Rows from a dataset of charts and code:
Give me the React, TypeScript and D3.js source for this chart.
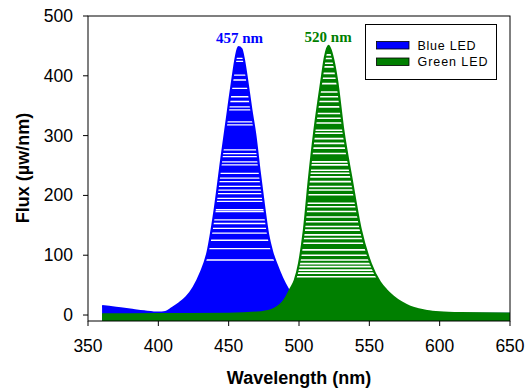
import React from "react";
import * as d3 from "d3";

const blueNm = [360, 370, 380, 390, 400, 405, 410, 415, 420, 425, 430, 435, 440, 445, 450, 453, 455, 457, 459, 461, 463, 466, 469, 472, 475, 478, 481, 484, 488, 492, 496, 500, 505, 510, 520, 540, 570, 600, 650];
const blueFlux = [15, 12, 9, 6, 4, 5, 12, 20, 30, 46, 70, 105, 175, 265, 350, 400, 430, 448, 445, 425, 395, 345, 300, 240, 185, 135, 105, 85, 62, 44, 30, 20, 12, 8, 5, 3, 2, 2, 2];

const greenNm = [360, 400, 450, 470, 480, 485, 488, 491, 494, 497, 500, 503.5, 507, 511, 516, 518.5, 521, 523.5, 527, 531.5, 537.5, 544, 551, 557.5, 562, 567, 573, 579, 585, 591, 600, 615, 650];
const greenFlux = [1, 1.5, 2, 4, 8, 14, 20, 30, 44, 58, 86, 142, 226, 309, 393, 432, 450, 435, 393, 309, 226, 142, 86, 55, 42, 31, 21, 14, 9.5, 6.7, 4.5, 3.2, 2.5];

// white rendering streaks seen inside the filled areas (flux levels)
const blueStreaks = [429, 424, 401, 393, 379, 365, 357, 348, 343, 323, 318, 276, 270, 265, 256, 251, 237, 229, 223, 215, 209, 203, 195, 190, 176, 173, 159, 153, 145, 137, 125, 111, 92];
const greenStreaks = [435, 429, 421, 415, 404, 396, 387, 373, 365, 357, 348, 337, 329, 321, 309, 304, 295, 287, 279, 270, 256, 251, 242, 237, 231, 223, 215, 209, 201, 187, 181, 173, 164, 156, 148, 142, 134, 128, 120, 109, 100, 92, 86, 81, 75, 70, 64];

const xTicks = [350, 400, 450, 500, 550, 600, 650];
const yTicks = [0, 100, 200, 300, 400, 500];

const series = [
  { key: "blue", name: "Blue LED", color: "#0000ff", nm: blueNm, flux: blueFlux, streaks: blueStreaks, peak: 457, label: "457 nm" },
  { key: "green", name: "Green LED", color: "#007f00", nm: greenNm, flux: greenFlux, streaks: greenStreaks, peak: 520, label: "520 nm" },
];

const SANS = "'Liberation Sans', Arial, Helvetica, sans-serif";
const SERIF = "'Liberation Serif', 'Times New Roman', serif";

export default function App() {
  const W = 527, H = 389;
  const x = d3.scaleLinear().domain([350, 650]).range([88, 510]);
  const y = d3.scaleLinear().domain([-10, 500]).range([321, 16]);

  const area = d3.area<[number, number]>()
    .x((d) => x(d[0]))
    .y0(y(-10))
    .y1((d) => y(d[1]))
    .curve(d3.curveMonotoneX);
  const line = d3.line<[number, number]>()
    .x((d) => x(d[0]))
    .y((d) => y(d[1]))
    .curve(d3.curveMonotoneX);

  return (
    <svg width={W} height={H} style={{ position: "absolute", left: 0, top: 0, background: "#fff" }}>
      <defs>
        {series.map((s) => {
          const pts = s.nm.map((n, i) => [n, s.flux[i]] as [number, number]);
          return (
            <clipPath id={`clip-${s.key}`} key={s.key}>
              <path d={area(pts) || ""} />
            </clipPath>
          );
        })}
      </defs>

      {series.map((s) => {
        const pts = s.nm.map((n, i) => [n, s.flux[i]] as [number, number]);
        const peakFlux = d3.max(s.flux) as number;
        return (
          <g key={s.key}>
            <path d={area(pts) || ""} fill={s.color} />
            <g clipPath={`url(#clip-${s.key})`}>
              {s.streaks.map((v, i) => (
                <line key={i} x1={x(350)} x2={x(650)} y1={y(v)} y2={y(v)} stroke="#fff" strokeWidth={s.key === "green" ? 1.6 : 1.3} />
              ))}
            </g>
            <path d={line(pts) || ""} fill="none" stroke={s.color} strokeWidth={2.2} />
            <text x={x(s.peak) + 1} y={y(peakFlux) - 4} textAnchor="middle" fontFamily={SERIF} fontWeight="bold" fontSize={15} fill={s.color}>
              {s.label}
            </text>
          </g>
        );
      })}

      {/* frame */}
      <rect x={x(350)} y={y(500)} width={x(650) - x(350)} height={y(-10) - y(500)} fill="none" stroke="#000" strokeWidth={1} />

      {/* y axis */}
      {yTicks.map((t) => (
        <g key={t}>
          <line x1={x(350) - 5} x2={x(350)} y1={y(t)} y2={y(t)} stroke="#000" />
          <text x={73} y={y(t) + 6} textAnchor="end" fontFamily={SANS} fontSize={17.5} fill="#000">{t}</text>
        </g>
      ))}
      {/* x axis */}
      {xTicks.map((t) => (
        <g key={t}>
          <line x1={x(t)} x2={x(t)} y1={y(-10)} y2={y(-10) + 5} stroke="#000" />
          <text x={x(t)} y={351.5} textAnchor="middle" fontFamily={SANS} fontSize={17.5} fill="#000">{t}</text>
        </g>
      ))}

      <text x={(x(350) + x(650)) / 2} y={384} textAnchor="middle" fontFamily={SANS} fontWeight="bold" fontSize={18} fill="#000">
        Wavelength (nm)
      </text>
      <text transform={`translate(29,168) rotate(-90)`} textAnchor="middle" fontFamily={SANS} fontWeight="bold" fontSize={18} fill="#000">
        Flux (µw/nm)
      </text>

      {/* legend */}
      <rect x={365.5} y={24.5} width={131} height={55} fill="#fff" stroke="#000" strokeWidth={1} />
      {series.map((s, i) => (
        <g key={s.key}>
          <rect x={376.5} y={41.5 + i * 16.5} width={32.5} height={7.5} fill={s.color} stroke="#000" strokeWidth={0.8} />
          <text x={417.5} y={49.5 + i * 16.5} fontFamily={SANS} fontSize={12.5} fill="#000" textLength={i === 0 ? 58 : 70} lengthAdjust="spacing">
            {s.name}
          </text>
        </g>
      ))}
    </svg>
  );
}
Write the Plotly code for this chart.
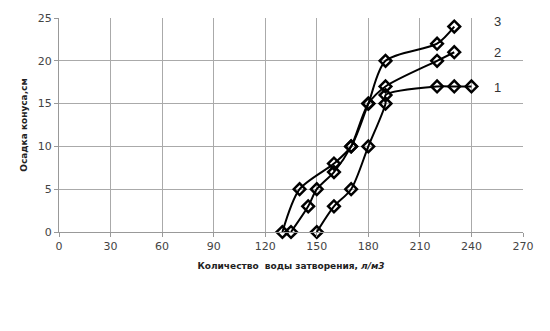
import plotly.graph_objects as go

x1 = [150, 160, 170, 180, 190, 190, 220, 230, 240]
y1 = [0, 3, 5, 10, 15, 16, 17, 17, 17]
x2 = [135, 145, 150, 160, 170, 180, 190, 220, 230]
y2 = [0, 3, 5, 7, 10, 15, 17, 20, 21]
x3 = [130, 140, 160, 170, 180, 190, 220, 230]
y3 = [0, 5, 8, 10, 15, 20, 22, 24]

labels = ["1", "2", "3"]
label_y = [16.9, 21.0, 24.6]

x_ticks = [0, 30, 60, 90, 120, 150, 180, 210, 240, 270]
y_ticks = [0, 5, 10, 15, 20, 25]

fig = go.Figure()
for xs, ys in [(x1, y1), (x2, y2), (x3, y3)]:
    fig.add_trace(go.Scatter(
        x=xs, y=ys, mode="lines+markers",
        line=dict(color="black", width=2, shape="spline", smoothing=0.8),
        marker=dict(symbol="diamond-open", size=9, color="black",
                    line=dict(width=2.5, color="black")),
        showlegend=False, cliponaxis=False))

for t, yy in zip(labels, label_y):
    fig.add_annotation(x=255, y=yy, text=t, showarrow=False, xref="x", yref="y",
                       font=dict(family="Liberation Sans", size=13, color="#333"))

fig.update_layout(
    width=550, height=331,
    margin=dict(l=59, r=27, t=12, b=99),
    plot_bgcolor="white", paper_bgcolor="white",
    font=dict(family="DejaVu Sans", size=11, color="#444"),
)
fig.update_xaxes(range=[0, 270], tickvals=x_ticks, showgrid=True, gridcolor="#aaa",
                 gridwidth=1, showline=True, linecolor="#999", linewidth=1,
                 ticks="outside", ticklen=4, tickcolor="#999", zeroline=False,
                 title=dict(text="<b>Количество  воды затворения, <i>л/м3</i></b>",
                            font=dict(size=9, color="#222"), standoff=10))
fig.update_yaxes(range=[0, 25], tickvals=y_ticks, showgrid=True, gridcolor="#aaa",
                 gridwidth=1, showline=True, linecolor="#999", linewidth=1,
                 ticks="outside", ticklen=4, tickcolor="#999", zeroline=False,
                 title=dict(text="<b>Осадка конуса,см</b>",
                            font=dict(size=9, color="#222"), standoff=8))

fig.write_html("out.html")
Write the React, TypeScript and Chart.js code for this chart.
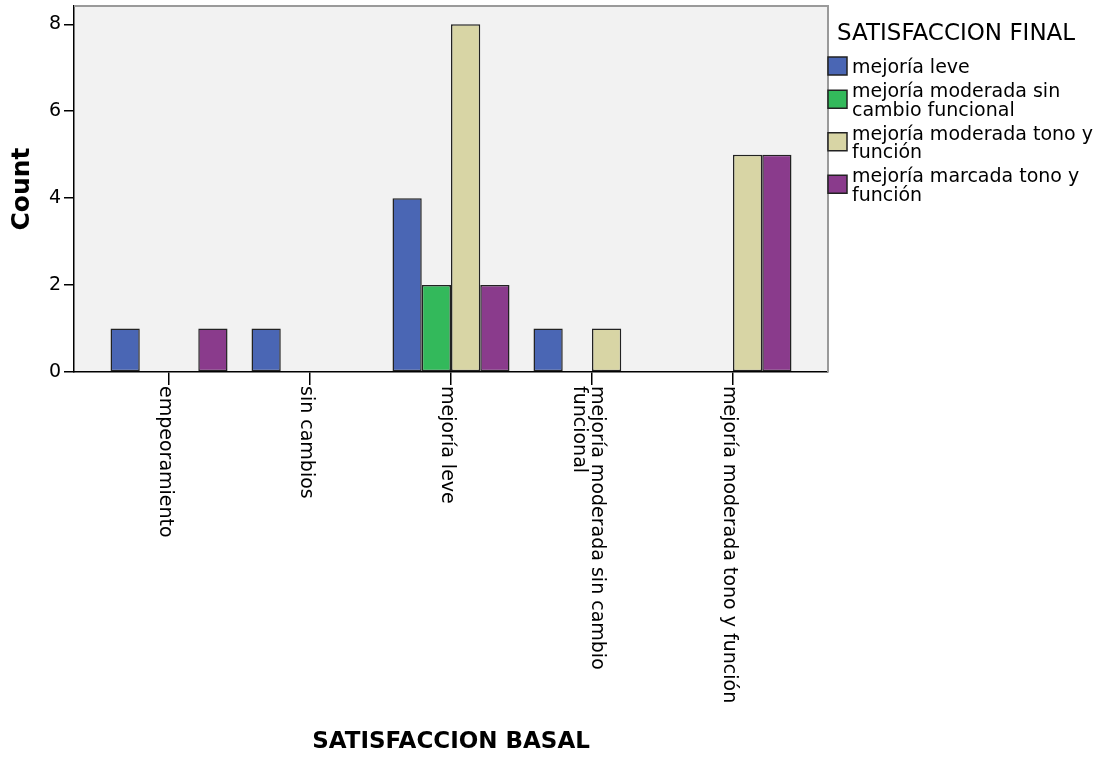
import { useEffect, useRef } from 'react'
import { Chart, registerables } from 'chart.js'

Chart.register(...registerables)

// categorias del eje X (SATISFACCION BASAL), '\n' = salto de linea en la etiqueta
const categories = [
  'empeoramiento',
  'sin cambios',
  'mejoría leve',
  'mejoría moderada sin cambio\nfuncional',
  'mejoría moderada tono y función',
]

// series (SATISFACCION FINAL)
const seriesNames = [
  'mejoría leve',
  'mejoría moderada sin\ncambio funcional',
  'mejoría moderada tono y\nfunción',
  'mejoría marcada tono y\nfunción',
]
const seriesColors = ['#4a66b4', '#33b95b', '#d8d5a5', '#8a3b8c']

const mejoriaLeve = [1, 1, 4, 1, 0]
const moderadaSinCambio = [0, 0, 2, 0, 0]
const moderadaTono = [0, 0, 8, 1, 5]
const marcadaTono = [1, 0, 2, 0, 5]
const seriesValues = [mejoriaLeve, moderadaSinCambio, moderadaTono, marcadaTono]

const yTicks = [0, 2, 4, 6, 8]

const FONT = '"DejaVu Sans", "Noto Sans", sans-serif'

const textPlugin = {
  id: 'spssText',
  beforeDraw(chart: any) {
    const { ctx, chartArea } = chart
    ctx.save()
    ctx.fillStyle = '#ffffff'
    ctx.fillRect(0, 0, chart.width, chart.height)
    ctx.fillStyle = '#f2f2f2'
    ctx.fillRect(chartArea.left, chartArea.top, chartArea.right - chartArea.left, chartArea.bottom - chartArea.top)
    ctx.restore()
  },
  afterDatasetsDraw(chart: any) {
    const { ctx, chartArea } = chart
    ctx.save()
    ctx.strokeStyle = '#9a9a9a'
    ctx.lineWidth = 2
    ctx.beginPath()
    ctx.moveTo(chartArea.left, chartArea.top)
    ctx.lineTo(chartArea.right, chartArea.top)
    ctx.lineTo(chartArea.right, chartArea.bottom)
    ctx.stroke()
    ctx.restore()
  },
  afterDraw(chart: any) {
    const { ctx, chartArea } = chart
    const xScale = chart.scales.x
    ctx.save()
    ctx.fillStyle = '#000000'

    // titulo eje Y
    ctx.save()
    ctx.translate(22, (chartArea.top + chartArea.bottom) / 2)
    ctx.rotate(-Math.PI / 2)
    ctx.font = `bold 25px ${FONT}`
    ctx.textAlign = 'center'
    ctx.textBaseline = 'middle'
    ctx.fillText('Count', 0, 0)
    ctx.restore()

    // etiquetas eje X, giradas 90 grados
    ctx.font = `19px ${FONT}`
    ctx.textAlign = 'left'
    ctx.textBaseline = 'middle'
    categories.forEach((label, i) => {
      const lines = label.split('\n')
      const px = xScale.getPixelForValue(i) - 4
      const lh = 18
      ctx.save()
      ctx.translate(px, chartArea.bottom + 14)
      ctx.rotate(Math.PI / 2)
      lines.forEach((line, j) => {
        ctx.fillText(line, 0, (j - (lines.length - 1) / 2) * lh)
      })
      ctx.restore()
    })

    // titulo eje X
    ctx.font = `bold 23px ${FONT}`
    ctx.textAlign = 'center'
    ctx.textBaseline = 'alphabetic'
    ctx.fillText('SATISFACCION BASAL', (chartArea.left + chartArea.right) / 2, 748)

    // leyenda
    ctx.textAlign = 'left'
    ctx.font = `23px ${FONT}`
    ctx.fillText('SATISFACCION FINAL', 837, 40)
    ctx.font = `19px ${FONT}`
    let base = 73
    seriesNames.forEach((name, i) => {
      const lines = name.split('\n')
      const last = base + (lines.length - 1) * 18.5
      const cy = (base + last) / 2 - 7
      ctx.fillStyle = seriesColors[i]
      ctx.fillRect(828, cy - 9, 19, 18)
      ctx.strokeStyle = '#222222'
      ctx.lineWidth = 1.5
      ctx.strokeRect(828, cy - 9, 19, 18)
      ctx.fillStyle = '#000000'
      lines.forEach((line, j) => {
        ctx.fillText(line, 852, base + j * 18.5)
      })
      base = last + 24
    })
    ctx.restore()
  },
}

export default function App() {
  const chartRef = useRef<HTMLCanvasElement>(null)
  const chartInstance = useRef<Chart | null>(null)

  useEffect(() => {
    document.body.style.margin = '0'
    if (!chartRef.current) return
    const ctx = chartRef.current.getContext('2d')
    if (!ctx) return

    const datasets = seriesNames.map((name, i) => ({
      label: name.replace('\n', ' '),
      data: seriesValues[i].map((v, j) => ({ x: j, y: v > 0 ? v : null })),
      backgroundColor: seriesColors[i],
      borderColor: '#222222',
      borderWidth: 1.5,
      borderSkipped: false as const,
      categoryPercentage: 0.83,
      barPercentage: 1,
    }))

    if (chartInstance.current) chartInstance.current.destroy()

    chartInstance.current = new Chart(ctx, {
      type: 'bar',
      data: { datasets },
      options: {
        animation: false,
        responsive: false,
        devicePixelRatio: 1,
        layout: { padding: { left: 0, top: 6, right: 273, bottom: 0 } },
        plugins: { legend: { display: false }, tooltip: { enabled: false } },
        scales: {
          x: {
            type: 'linear',
            offset: false,
            min: -0.674,
            max: 4.674,
            afterBuildTicks: (s: any) => {
              s.ticks = categories.map((_, i) => ({ value: i }))
            },
            afterFit: (s: any) => {
              s.height = 386
              s.paddingLeft = 0
              s.paddingRight = 0
            },
            ticks: { display: false },
            grid: {
              offset: false,
              drawOnChartArea: false,
              drawTicks: true,
              tickLength: 13,
              color: '#000',
              lineWidth: 1.5,
            },
            border: { display: true, color: '#000', width: 1.5 },
          },
          y: {
            min: 0,
            max: 8.42,
            afterBuildTicks: (s: any) => {
              s.ticks = yTicks.map(v => ({ value: v }))
            },
            afterFit: (s: any) => {
              s.width = 74
              s.paddingTop = 0
              s.paddingBottom = 0
            },
            ticks: { color: '#000', font: { family: FONT, size: 19 }, padding: 3 },
            grid: { drawOnChartArea: false, drawTicks: true, tickLength: 10, color: '#000', lineWidth: 1.5 },
            border: { display: true, color: '#000', width: 1.5 },
          },
        },
      },
      plugins: [textPlugin],
    })

    return () => {
      if (chartInstance.current) {
        chartInstance.current.destroy()
        chartInstance.current = null
      }
    }
  }, [])

  return (
    <div style={{ width: 1101, height: 758 }}>
      <canvas ref={chartRef} width={1101} height={758} style={{ display: 'block' }}></canvas>
    </div>
  )
}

# Aim
Say how many lines in this material hold "TypeScript", and say nothing else.

# Solved exercise
2